The third general approach is to provide deformable headgear. U.S. Pat. No. 2,214,995, issued Sept. 17, 1940 to Dorsey, teaches a brimmed hat having two vertical channels of resilient material, lateral to the crown. When the hat is forced onto a head, too large for the original hat, the diameter of the crown enlarges resiliently. U.S. Pat. No. 2,698,945, issued Jan. 11, 1955, to Hamilton, teaches a skull cap having a rear elastic panel. When placed upon a head larger than the unexpanded cap, the panel stretches to fit.
A fourth approach is that indicated in U.S. Pat. No. 4,539,715 and Canadian Patent 1,183,302, where a hockey helmet has multiple overlapping parts, usually a forward shell which slides engageably into a rear shell, in this case the interior is padded and the back of the head is fitted into the rear shell, then the forward shell is fitted to the wearer's forehead, the shells are then engaged.
The above mentioned prior art has a deficiency in that it provides no truly adjustable headgear, which have a snug fit over a wide range of sizes, in the absence of substantial deformation, so that the headgear maintains essentially the same shape, and the elements of the headgear maintain essentially the same relative positions. The most common presently available adjustable headgear is of the baseball cap type, which while suitable for summer use, is not suitable for wear in winter or rain. Further the above mentioned prior art provides no truly adjustable brimmed hats, which have a snug fit over a wide range of sizes, and a relatively stiff continuous brim.
It is an object of the invention to provide adjustable headgear, which has a snug fit over a wide range of sizes, without substantial deformation of the headgear shape, and preferably with minimal or zero shape deformation. It is a further object to provide an adjustable brimmed hat which has an effectively continuous brim. It is a further object to provide headgear which has not only a snug fit, but which overlaps such that openings may be eliminated, other than those customary for ventilation when desired, for example mesh panels in the headgear.

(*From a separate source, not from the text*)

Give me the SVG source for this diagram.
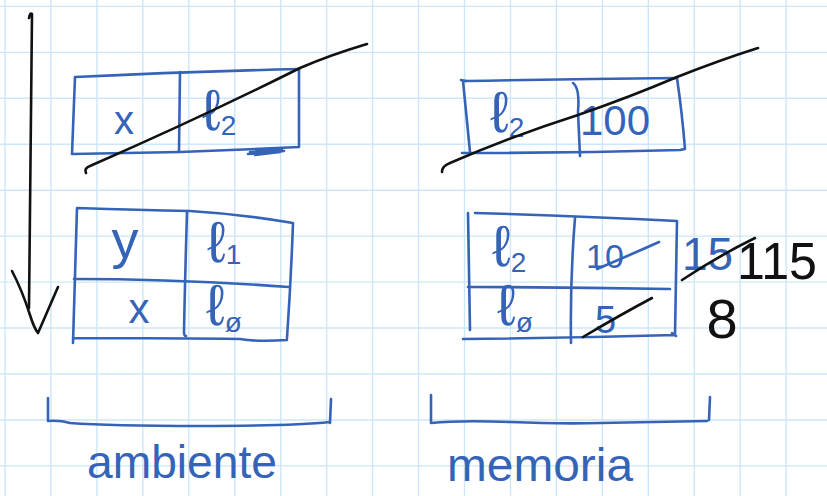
<svg xmlns="http://www.w3.org/2000/svg" width="827" height="496" viewBox="0 0 827 496">
<style>
.grid{stroke:#cde7f8;stroke-width:1.4;fill:none}
.b{stroke:#3463b8;stroke-width:2.6;fill:none;stroke-linecap:round;stroke-linejoin:round}
.k{stroke:#111;stroke-width:2.6;fill:none;stroke-linecap:round;stroke-linejoin:round}
.t{font-family:"Liberation Sans","DejaVu Sans",sans-serif;fill:#3463b8}
.tk{font-family:"Liberation Sans","DejaVu Sans",sans-serif;fill:#111}
.l{font-size:58px}
.sub{font-size:28px}
</style>
<rect width="827" height="496" fill="#fff"/>
<path class="grid" d="M5,0V496M50.95,0V496M96.9,0V496M142.85,0V496M188.8,0V496M234.75,0V496M280.7,0V496M326.65,0V496M372.6,0V496M418.55,0V496M464.5,0V496M510.45,0V496M556.4,0V496M602.35,0V496M648.3,0V496M694.25,0V496M740.2,0V496M786.15,0V496M0,6.4H827M0,52.35H827M0,98.3H827M0,144.25H827M0,190.2H827M0,236.15H827M0,282.1H827M0,328.05H827M0,374H827M0,419.95H827M0,465.9H827"/>

<g id="ambiente-top">
<path class="b" d="M75,77 Q180,72 299,69 L299,147 Q240,150 180,152 L72,154 L75,77"/>
<path class="b" d="M180,72 L179,151"/>
<path class="b" d="M248,154 L284,151 M250,152 L282,149 M255,155 L280,152"/>
<text class="t" x="124" y="134" font-size="40" text-anchor="middle">x</text>
<text class="t" x="202" y="130"><tspan class="l">ℓ</tspan><tspan class="sub" dy="5">2</tspan></text>
<path class="k" d="M86,173 Q84,168 90,166 Q200,118 300,68 Q330,55 367,44"/>
</g>

<g id="memoria-top">
<path class="b" d="M465,81 Q570,79 677,78 Q682,112 685,149 L680,150 Q570,153 462,153"/>
<path class="b" d="M461,80 L466,81 M463,81 L470,152"/>
<path class="b" d="M573,83 Q580,88 578,112 L580,156"/>
<text class="t" x="490" y="132"><tspan class="l">ℓ</tspan><tspan class="sub" dy="5">2</tspan></text>
<text class="t" x="580" y="135" font-size="42">100</text>
<path class="k" d="M442,172 Q442,166 450,163 Q515,135 578,115 Q630,97 677,77 Q720,60 758,48"/>
</g>

<g id="ambiente-bottom">
<path class="b" d="M77,208 Q140,210 190,211 Q240,214 293,223 Q291,280 287,338 M73,338 Q180,338 240,339 Q258,342 287,340 M77,208 L73,343"/>
<path class="b" d="M74,279 Q180,279 289,287"/>
<path class="b" d="M187,212 Q185,280 184,332 Q184,336 186,336"/>
<text class="t" x="125" y="258" font-size="54" text-anchor="middle">y</text>
<text class="t" x="207" y="262"><tspan class="l" font-size="50">ℓ</tspan><tspan class="sub" dy="2">1</tspan></text>
<text class="t" x="139" y="323" font-size="42" text-anchor="middle">x</text>
<text class="t" x="206" y="325"><tspan class="l">ℓ</tspan><tspan class="sub" dy="7">ø</tspan></text>
</g>

<g id="memoria-bottom">
<path class="b" d="M475,213 Q580,216 677,221 Q676,280 675,335 M672,333 L676,336 M463,339 Q570,338 675,335 M468,213 L470,330"/>
<path class="b" d="M468,287 Q570,287 670,289"/>
<path class="b" d="M575,218 Q570,280 571,343"/>
<text class="t" x="492" y="266"><tspan class="l">ℓ</tspan><tspan class="sub" dy="6">2</tspan></text>
<text class="t" x="586" y="268" font-size="34">10</text>
<path class="b" d="M597,269 Q630,255 659,242"/>
<text class="t" x="497" y="325"><tspan class="l">ℓ</tspan><tspan class="sub" dy="7">ø</tspan></text>
<text class="t" x="595" y="333" font-size="38">5</text>
<path class="k" d="M583,337 Q620,315 652,298"/>
<text class="t" x="682" y="270" font-size="46">15</text>
<path class="k" d="M682,280 Q720,255 755,238"/>
<text class="tk" x="737" y="279" font-size="52" textLength="80" lengthAdjust="spacingAndGlyphs">115</text>
<text class="tk" x="722" y="338" font-size="56" text-anchor="middle">8</text>
</g>

<g id="connectors">
<path class="k" d="M29,18 Q30,12 32,14 Q31,160 29,308"/>
<path class="k" d="M12,271 Q22,290 30,315 Q34,328 38,333 Q48,310 58,287"/>
</g>

<g id="label-ambiente">
<path class="b" d="M48,398 L48,421 Q60,420 70,423 Q110,426 200,426 Q290,426 330,422 M331,399 L330,423"/>
<text class="t" x="87" y="478" font-size="46" textLength="190" lengthAdjust="spacingAndGlyphs">ambiente</text>
</g>
<g id="label-memoria">
<path class="b" d="M431,395 L431,423 Q460,420 510,422 Q560,424 600,423 Q650,422 707,421 M710,397 L709,420"/>
<text class="t" x="447" y="481" font-size="46" textLength="186" lengthAdjust="spacingAndGlyphs">memoria</text>
</g>
</svg>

In adjustable headgear having a crown member adapted to receive the head of the wearer, said crown member including a top portion and a side portion, the improvement comprising in combination a slit having two free edges extending inwardly and upwardly from the edge of the headgear into the side portion of the crown, said slit having sufficient length to provide a substantial desired adjustment, across said slit and at least one of (a) a separate cover member attached to said crown member, adapted to enclose a space between said free edges of said slit to complete said crown member and to provide a head encircling crown enclosure independent of size, adjustable securing means to secure said separate cover member releasably to at least one side of said slit and maintain said slit edges in relative position; and (b) cooperating guide means mounted upon one side of the slit and slidably received upon the other side of the slit and adjustable securing means to secure said slit edges in relative position; whereby said slit edges are maintained in substantial alignment. The separate cover member mounting the means to adjustably secure the slit edges in relative position and the cooperating guide means to maintain the slit edges in substantial alignment can be used interchangeably in the sense that both hold the headgear in more or less the same shape and the parts in the same relationship. The slit having sufficient length to provide a substantial desired adjustment, would generally be expected to be of sufficient length to reach upwards to a level roughly equal to the top of the side of a wearer's head, this would be highly variable and depend on the age and headsize of the wearer, the way that the headgear was worn, the configuration of the head of the wearer, and the style of the headgear.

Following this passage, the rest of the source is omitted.